Pettycoin

YA crazy bitcoin project

This project is maintained by Rusty Russell

Pettycoin Revisted Part I: Utxo Commitments

29 Nov 2014

Since blockstream released their fascinating sidechains paper I’ve been discussing related ideas with Gregory Maxwell. Sidechains are a method of automating the 1:1 bitcoin pegging (which pettycoin uses); it will require a soft-fork of the bitcoin protocol, which is why I never persued such a direction. The interest in side-chains suggests it’s a medium-term possibility, however.

More interesting to pettycoin directly is this writeup on how to change bitcoin to allow partial knowledge. Much of this (particularly the idea of transmitting proofs of incorrect behavior) pettycoin already does; the proof of spending a non-existing input, however, uses a completely different approach which is worth spelling out here.

The Problem

In bitcoin, every node knows everything, so it’s easy to spot a transaction which says “this transfers 100 bitcoins from ". Without that full knowledge, however, you can't be sure the transaction is really made up, and you can't prove it compactly to someone who doesn't know every transaction: "you can't prove a negative".

Pettycoin’s Solution

The miner inserts an index for each input into the block alongside the transaction: this says where the input transaction is. This “input_refs” array is hashed into the merkle hash tree (it’s every second leaf node).
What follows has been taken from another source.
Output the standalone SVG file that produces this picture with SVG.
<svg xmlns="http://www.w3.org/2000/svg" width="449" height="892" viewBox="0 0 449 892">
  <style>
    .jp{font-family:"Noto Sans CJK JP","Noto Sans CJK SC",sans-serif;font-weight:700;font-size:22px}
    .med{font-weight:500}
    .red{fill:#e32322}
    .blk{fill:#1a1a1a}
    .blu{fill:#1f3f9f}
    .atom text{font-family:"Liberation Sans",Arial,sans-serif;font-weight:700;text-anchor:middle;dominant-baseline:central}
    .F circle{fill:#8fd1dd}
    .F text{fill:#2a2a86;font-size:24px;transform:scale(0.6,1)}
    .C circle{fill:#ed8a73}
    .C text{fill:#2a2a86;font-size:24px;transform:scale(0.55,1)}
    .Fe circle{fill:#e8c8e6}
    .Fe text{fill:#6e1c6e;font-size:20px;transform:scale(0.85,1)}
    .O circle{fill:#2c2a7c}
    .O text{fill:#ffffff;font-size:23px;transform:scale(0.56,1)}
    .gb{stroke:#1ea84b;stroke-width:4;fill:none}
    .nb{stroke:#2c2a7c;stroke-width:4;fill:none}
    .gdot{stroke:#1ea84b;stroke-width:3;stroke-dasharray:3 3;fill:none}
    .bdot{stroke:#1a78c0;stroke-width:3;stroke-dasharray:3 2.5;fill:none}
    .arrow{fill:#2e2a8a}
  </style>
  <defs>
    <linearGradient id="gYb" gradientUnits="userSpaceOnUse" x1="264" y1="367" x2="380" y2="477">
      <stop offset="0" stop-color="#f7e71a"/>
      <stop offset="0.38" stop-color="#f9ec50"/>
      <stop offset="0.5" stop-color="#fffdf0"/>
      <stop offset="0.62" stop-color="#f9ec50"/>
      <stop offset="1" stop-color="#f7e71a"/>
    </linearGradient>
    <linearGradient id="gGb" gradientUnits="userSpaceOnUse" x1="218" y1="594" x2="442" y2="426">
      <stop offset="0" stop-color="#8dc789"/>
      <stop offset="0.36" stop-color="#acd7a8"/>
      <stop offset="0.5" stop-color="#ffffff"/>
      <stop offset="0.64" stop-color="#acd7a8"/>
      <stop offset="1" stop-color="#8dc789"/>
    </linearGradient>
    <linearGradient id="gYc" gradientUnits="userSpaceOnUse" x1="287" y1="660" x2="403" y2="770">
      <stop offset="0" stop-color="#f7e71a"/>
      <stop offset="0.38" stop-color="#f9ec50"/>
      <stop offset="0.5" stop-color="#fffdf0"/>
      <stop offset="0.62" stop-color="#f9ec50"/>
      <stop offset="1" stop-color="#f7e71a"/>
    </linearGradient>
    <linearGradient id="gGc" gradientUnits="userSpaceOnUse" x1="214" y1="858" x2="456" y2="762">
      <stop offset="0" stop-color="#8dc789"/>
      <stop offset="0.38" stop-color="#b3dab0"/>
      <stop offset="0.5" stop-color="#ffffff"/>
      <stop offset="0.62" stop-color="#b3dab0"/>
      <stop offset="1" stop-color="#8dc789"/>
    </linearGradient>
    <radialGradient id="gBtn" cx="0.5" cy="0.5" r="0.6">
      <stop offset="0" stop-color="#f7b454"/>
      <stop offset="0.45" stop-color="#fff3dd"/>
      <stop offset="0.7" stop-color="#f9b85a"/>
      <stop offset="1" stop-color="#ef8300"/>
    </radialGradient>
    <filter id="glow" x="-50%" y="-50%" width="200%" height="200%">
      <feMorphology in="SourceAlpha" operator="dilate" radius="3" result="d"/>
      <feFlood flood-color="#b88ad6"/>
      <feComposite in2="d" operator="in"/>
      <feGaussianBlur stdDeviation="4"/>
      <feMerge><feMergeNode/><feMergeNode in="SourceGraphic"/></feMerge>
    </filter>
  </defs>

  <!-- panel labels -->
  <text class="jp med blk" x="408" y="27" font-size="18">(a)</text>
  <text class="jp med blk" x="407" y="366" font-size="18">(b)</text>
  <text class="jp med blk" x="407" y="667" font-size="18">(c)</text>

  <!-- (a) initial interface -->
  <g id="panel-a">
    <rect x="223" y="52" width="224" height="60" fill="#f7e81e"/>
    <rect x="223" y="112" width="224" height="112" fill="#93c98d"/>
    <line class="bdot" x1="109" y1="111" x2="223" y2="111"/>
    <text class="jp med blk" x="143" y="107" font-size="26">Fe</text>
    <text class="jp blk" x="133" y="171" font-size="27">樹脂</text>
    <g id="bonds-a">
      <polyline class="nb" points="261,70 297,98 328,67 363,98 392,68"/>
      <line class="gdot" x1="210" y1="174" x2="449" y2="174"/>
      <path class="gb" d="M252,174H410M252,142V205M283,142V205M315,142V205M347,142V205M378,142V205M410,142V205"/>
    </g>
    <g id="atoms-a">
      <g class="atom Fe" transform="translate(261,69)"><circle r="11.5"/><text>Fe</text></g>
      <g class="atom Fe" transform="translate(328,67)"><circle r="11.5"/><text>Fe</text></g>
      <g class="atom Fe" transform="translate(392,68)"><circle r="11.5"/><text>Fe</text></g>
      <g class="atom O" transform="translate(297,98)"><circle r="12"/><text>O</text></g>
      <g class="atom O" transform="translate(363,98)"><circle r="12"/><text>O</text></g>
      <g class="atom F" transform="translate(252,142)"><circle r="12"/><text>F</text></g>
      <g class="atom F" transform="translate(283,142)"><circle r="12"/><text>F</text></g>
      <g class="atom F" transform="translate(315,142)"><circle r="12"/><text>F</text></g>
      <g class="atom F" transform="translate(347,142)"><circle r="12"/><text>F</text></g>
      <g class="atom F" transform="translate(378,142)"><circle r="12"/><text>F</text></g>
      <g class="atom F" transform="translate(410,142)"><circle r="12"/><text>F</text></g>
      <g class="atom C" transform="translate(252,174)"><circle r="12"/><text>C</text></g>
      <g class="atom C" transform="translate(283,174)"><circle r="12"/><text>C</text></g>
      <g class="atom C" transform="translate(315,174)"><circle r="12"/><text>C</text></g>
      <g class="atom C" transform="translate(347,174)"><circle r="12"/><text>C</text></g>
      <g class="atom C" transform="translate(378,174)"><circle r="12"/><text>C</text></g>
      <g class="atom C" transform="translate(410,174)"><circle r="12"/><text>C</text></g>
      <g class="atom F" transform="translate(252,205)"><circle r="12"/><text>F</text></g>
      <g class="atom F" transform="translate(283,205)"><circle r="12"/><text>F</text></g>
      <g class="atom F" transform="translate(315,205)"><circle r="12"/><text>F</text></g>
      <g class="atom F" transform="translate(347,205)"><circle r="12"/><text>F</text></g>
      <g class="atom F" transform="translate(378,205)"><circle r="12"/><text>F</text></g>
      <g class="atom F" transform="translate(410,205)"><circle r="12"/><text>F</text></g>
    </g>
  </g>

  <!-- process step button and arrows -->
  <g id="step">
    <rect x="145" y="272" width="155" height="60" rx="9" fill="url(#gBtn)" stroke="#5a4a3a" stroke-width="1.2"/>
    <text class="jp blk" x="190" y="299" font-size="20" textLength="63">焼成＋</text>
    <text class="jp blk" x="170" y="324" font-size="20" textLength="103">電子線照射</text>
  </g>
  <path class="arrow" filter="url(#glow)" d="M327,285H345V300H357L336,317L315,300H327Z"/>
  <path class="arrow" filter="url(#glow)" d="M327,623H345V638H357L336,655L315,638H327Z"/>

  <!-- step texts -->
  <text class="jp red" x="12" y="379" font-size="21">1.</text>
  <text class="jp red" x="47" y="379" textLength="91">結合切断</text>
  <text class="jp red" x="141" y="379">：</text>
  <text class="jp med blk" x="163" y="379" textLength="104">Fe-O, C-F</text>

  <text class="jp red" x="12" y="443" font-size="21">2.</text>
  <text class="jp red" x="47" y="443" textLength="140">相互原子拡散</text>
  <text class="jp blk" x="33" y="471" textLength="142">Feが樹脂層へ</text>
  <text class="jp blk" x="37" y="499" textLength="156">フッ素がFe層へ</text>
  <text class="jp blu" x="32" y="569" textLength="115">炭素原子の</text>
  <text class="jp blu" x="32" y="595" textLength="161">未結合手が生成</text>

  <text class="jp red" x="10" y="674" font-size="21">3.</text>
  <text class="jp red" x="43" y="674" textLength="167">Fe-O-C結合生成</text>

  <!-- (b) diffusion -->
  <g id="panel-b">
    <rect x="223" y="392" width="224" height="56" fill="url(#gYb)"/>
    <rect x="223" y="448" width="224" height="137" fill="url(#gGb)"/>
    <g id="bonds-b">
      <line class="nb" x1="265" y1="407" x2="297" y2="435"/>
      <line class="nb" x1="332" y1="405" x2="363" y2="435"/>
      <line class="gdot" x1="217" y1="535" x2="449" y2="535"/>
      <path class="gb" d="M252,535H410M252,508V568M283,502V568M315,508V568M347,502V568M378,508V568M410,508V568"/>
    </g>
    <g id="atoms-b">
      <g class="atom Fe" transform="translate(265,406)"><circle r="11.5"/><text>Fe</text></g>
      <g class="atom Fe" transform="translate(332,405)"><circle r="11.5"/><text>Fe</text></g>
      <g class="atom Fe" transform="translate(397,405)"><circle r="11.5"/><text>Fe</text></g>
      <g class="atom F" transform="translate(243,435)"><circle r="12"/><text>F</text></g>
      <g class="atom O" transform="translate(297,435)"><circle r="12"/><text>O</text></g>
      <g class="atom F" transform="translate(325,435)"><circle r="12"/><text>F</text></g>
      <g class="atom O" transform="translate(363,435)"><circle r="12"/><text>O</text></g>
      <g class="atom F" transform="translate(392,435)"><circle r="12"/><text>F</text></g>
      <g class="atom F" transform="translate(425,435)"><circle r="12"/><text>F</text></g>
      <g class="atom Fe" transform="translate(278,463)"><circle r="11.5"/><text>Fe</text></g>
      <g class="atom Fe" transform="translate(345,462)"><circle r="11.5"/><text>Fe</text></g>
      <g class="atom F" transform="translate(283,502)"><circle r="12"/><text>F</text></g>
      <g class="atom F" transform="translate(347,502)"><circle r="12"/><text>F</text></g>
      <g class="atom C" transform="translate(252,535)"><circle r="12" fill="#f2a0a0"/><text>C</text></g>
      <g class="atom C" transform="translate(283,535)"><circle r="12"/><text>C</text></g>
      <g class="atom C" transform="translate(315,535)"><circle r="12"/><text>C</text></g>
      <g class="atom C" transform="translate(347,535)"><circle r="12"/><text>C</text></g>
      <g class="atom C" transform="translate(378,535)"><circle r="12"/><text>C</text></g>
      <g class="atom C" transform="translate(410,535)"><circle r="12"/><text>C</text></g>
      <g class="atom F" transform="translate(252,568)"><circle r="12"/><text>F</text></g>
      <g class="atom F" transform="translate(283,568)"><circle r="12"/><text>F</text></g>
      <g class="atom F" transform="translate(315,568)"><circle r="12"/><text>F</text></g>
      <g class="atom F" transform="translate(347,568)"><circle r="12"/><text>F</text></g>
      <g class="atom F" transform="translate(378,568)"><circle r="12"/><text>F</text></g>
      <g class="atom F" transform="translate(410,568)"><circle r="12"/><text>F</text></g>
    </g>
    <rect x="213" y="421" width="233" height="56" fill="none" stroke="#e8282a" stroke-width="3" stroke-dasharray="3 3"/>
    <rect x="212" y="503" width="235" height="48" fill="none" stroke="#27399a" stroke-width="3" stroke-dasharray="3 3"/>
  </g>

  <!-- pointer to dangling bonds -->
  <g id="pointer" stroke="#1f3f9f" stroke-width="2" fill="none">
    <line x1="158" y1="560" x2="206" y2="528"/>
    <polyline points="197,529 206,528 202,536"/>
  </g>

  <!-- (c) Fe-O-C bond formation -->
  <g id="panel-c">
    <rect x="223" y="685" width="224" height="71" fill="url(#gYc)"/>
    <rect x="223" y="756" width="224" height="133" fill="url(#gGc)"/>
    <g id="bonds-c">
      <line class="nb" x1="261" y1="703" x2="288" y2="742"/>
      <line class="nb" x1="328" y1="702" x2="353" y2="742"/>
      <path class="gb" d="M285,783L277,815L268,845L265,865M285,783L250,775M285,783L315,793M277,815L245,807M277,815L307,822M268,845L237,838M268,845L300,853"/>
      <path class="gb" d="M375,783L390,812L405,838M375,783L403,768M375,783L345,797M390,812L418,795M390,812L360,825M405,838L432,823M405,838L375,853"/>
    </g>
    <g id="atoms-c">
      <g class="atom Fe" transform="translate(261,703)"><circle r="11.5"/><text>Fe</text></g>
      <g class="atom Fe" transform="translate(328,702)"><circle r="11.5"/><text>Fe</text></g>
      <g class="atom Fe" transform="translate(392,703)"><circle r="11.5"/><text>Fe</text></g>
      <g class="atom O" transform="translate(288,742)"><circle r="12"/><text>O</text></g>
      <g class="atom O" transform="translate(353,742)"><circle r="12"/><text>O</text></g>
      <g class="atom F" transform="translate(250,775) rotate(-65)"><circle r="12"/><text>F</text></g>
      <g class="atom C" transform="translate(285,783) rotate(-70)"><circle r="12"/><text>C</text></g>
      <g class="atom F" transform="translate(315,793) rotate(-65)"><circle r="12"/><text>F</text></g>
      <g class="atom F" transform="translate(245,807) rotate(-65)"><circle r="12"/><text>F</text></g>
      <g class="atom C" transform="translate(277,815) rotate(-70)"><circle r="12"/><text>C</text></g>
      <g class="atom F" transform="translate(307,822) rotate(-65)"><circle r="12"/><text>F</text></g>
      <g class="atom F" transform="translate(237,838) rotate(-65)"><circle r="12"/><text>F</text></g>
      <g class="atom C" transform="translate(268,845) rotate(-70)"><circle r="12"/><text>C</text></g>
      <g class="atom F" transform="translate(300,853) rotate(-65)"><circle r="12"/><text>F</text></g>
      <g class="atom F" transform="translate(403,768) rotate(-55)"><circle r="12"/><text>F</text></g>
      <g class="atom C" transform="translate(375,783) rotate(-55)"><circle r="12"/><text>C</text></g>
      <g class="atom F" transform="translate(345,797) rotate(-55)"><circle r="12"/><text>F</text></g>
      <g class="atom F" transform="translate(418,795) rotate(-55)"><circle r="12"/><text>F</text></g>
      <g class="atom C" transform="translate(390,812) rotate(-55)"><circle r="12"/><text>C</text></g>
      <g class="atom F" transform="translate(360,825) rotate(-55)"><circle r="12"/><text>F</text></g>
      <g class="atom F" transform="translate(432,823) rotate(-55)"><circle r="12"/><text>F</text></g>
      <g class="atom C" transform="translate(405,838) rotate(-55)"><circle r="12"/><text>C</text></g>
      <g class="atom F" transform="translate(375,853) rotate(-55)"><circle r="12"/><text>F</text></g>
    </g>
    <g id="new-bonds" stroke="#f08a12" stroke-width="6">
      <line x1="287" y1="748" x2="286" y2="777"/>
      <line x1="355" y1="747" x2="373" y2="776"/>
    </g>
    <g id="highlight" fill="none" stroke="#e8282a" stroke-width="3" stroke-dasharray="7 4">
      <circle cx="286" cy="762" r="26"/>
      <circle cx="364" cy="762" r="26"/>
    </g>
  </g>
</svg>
You can prove a miner made up an input transaction by presenting the transaction, the input refs (both with proof that they’re in the block), and the transaction where the input ref said it would be (with proof). You still need to detect double-spends in the traditional way, though.

The UTXO Committment Solution

This is a bit more complicated, but it does more. The scheme has several parts, the first of which is UTXO Committments; a seemingly standard part of bitcoin-wizard lore which has several variants (Andrew Miller provided a wealth of links: Andrew Miller’s proposal and implementation, Alan Reiner’s proposal, Mark Friedenbach worked on one and Peter Todd has an implementation).

Background: UTXO Commitments in A Nutshell

The important part of bitcoin is the Unspent Transaction Outputs (UTXO): stuff which can still be used. As you go through the blocks, you naturally have to track these, so you know whether a new transaction is spending only valid, unspent outputs.

The twist is that you formalize this structure into a UTXO tree; the specific species of tree doesn’t really matter for the idea. This tree maps “transaction id, output number” to “version, height, coinbase flag, scriptpubkey, value” (ie. everything you need to know about a transaction output to use it).

This tree then gets merkled together so you can describe the state of the tree with a single hash: this hash gets published in the block (and if it’s wrong, the block is invalid and rejected by the other miners). You can also compactly prove any part of the tree using a merkle proof, thus proving that a particular transaction is valid (hey, see, here are the unspent outputs in the last block, with proofs!).

The original motivation for this was to make light-weight clients more secure; without this, someone can prove to me that their transaction’s inputs are valid, but they can’t prove they’re not already spent.

Using UTXO Commitments for Proving Non-Existent Inputs

In this model, every transaction in the block is accompanied by a proof that the inputs are in the UTXO tree; depending on how the UTXO tree is implemented, this may be sufficient to determine the new UTXO tree hash after the input is consumed (if not, proof of extra UTXO tree nodes is required). Similarly, you can provide the proof of the locations in the UTXO tree sufficient to determine the UTXO tree hash after the outputs are inserted.

This way, you can verify the inputs are correct and unspent for any random transaction. You can also verify that the UTXO tree is correct: if it’s not, some transaction must have updated it incorrectly and that can be proven.

Partial-Knowledge Mining?

The UTXO commitment scheme opens the door to “assisted transactions” where you supply a transaction along with UTXO proofs that all its inputs are unspent as of the last block. A recipient which knows only the block headers1 can confidently accept this as an unconfirmed transaction.

In fact, a miner can actually mine this without any extra checks: opening the door to partial-knowledge mining, which is a bar I decided was too high for pettycoin.

Summary

The UTXO solution is more complete: it provides both proof that the inputs exist, and that they’re unspent. This definitely wins.

Corollaries of this include (1) Gregory Maxwell is smarter than I am, and (2) if you can get the attention of the right bitcoin wizards, your own sidechain project will be greatly improved :)

[1] Bitcoin is unlikely to add the UTXO hash to the 80-byte header. Instead, it would become a compulsory part of the coinbase, is the order of 100 bytes long, and you need log2(num-transactions) 32 byte hashes to attach it to the header. But that’s still well under 1k per 10 minutes for a light-weight node.